I’ll back my economics over that of Clarke and Quiggin any day. I am not proposing a policy (a carbon tax) that cannot achieve its stated goal and which must reduce economic growth and slow the growth in living standards. Quiggin and Clarke are proposing such a policy. They – supposed economists – are supporting a policy that has purely negative consequences and not one single positive consequence (since it cannot under any assumption make a difference to the world’s climate).
What is climate change policy?
Let’s be clear: the goal of climate change policy is to increase the cost of so-called polluting energy sources. By pricing these sources sufficiently high, people will be encouraged to invest in and buy so-called non-polluting energy sources.
Since energy is essential to economic growth, there are only a couple of outcomes (recall that improving the efficiency in the use of energy is a one-off gain):
- a new non-polluting energy source will be developed that is as cheap or cheaper than present polluting energy sources in which case economic growth and the growth in living standards will be high and perhaps higher than under a business as usual scenario. That is, the gamble/investment of climate change policies has paid off (although the counter-factual is that such an energy source might have been developed without these policies). Such a energy source is nuclear fusion.
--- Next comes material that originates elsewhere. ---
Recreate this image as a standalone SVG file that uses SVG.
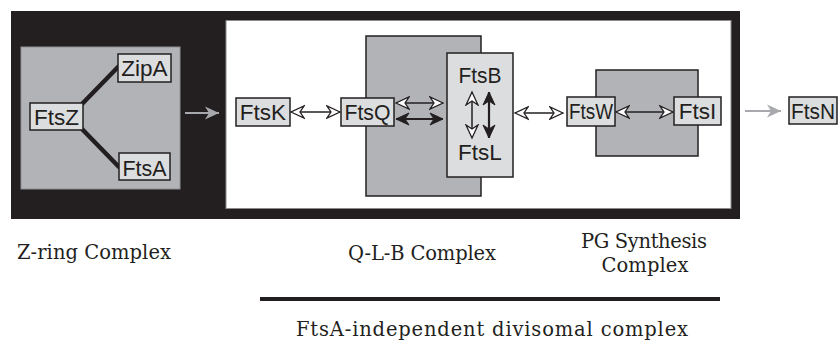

- non-polluting energy sources are never as cheap or efficient as polluting energy sources. This to me is the most likely scenario. The outcome of this is the permanent reduction (and probable decline) in economic growth and living standards. Take wind power. It is a mechanical source for generating electricity. Its efficiency in generating electricity is linearly scaleable – it cannot possibly be as cheap as current polluting energy sources. Even if wind turbines were 100% efficient and the wind blew 100% of the time the cost of construction, maintenance and distribution exceeds an efficient coal-powered station.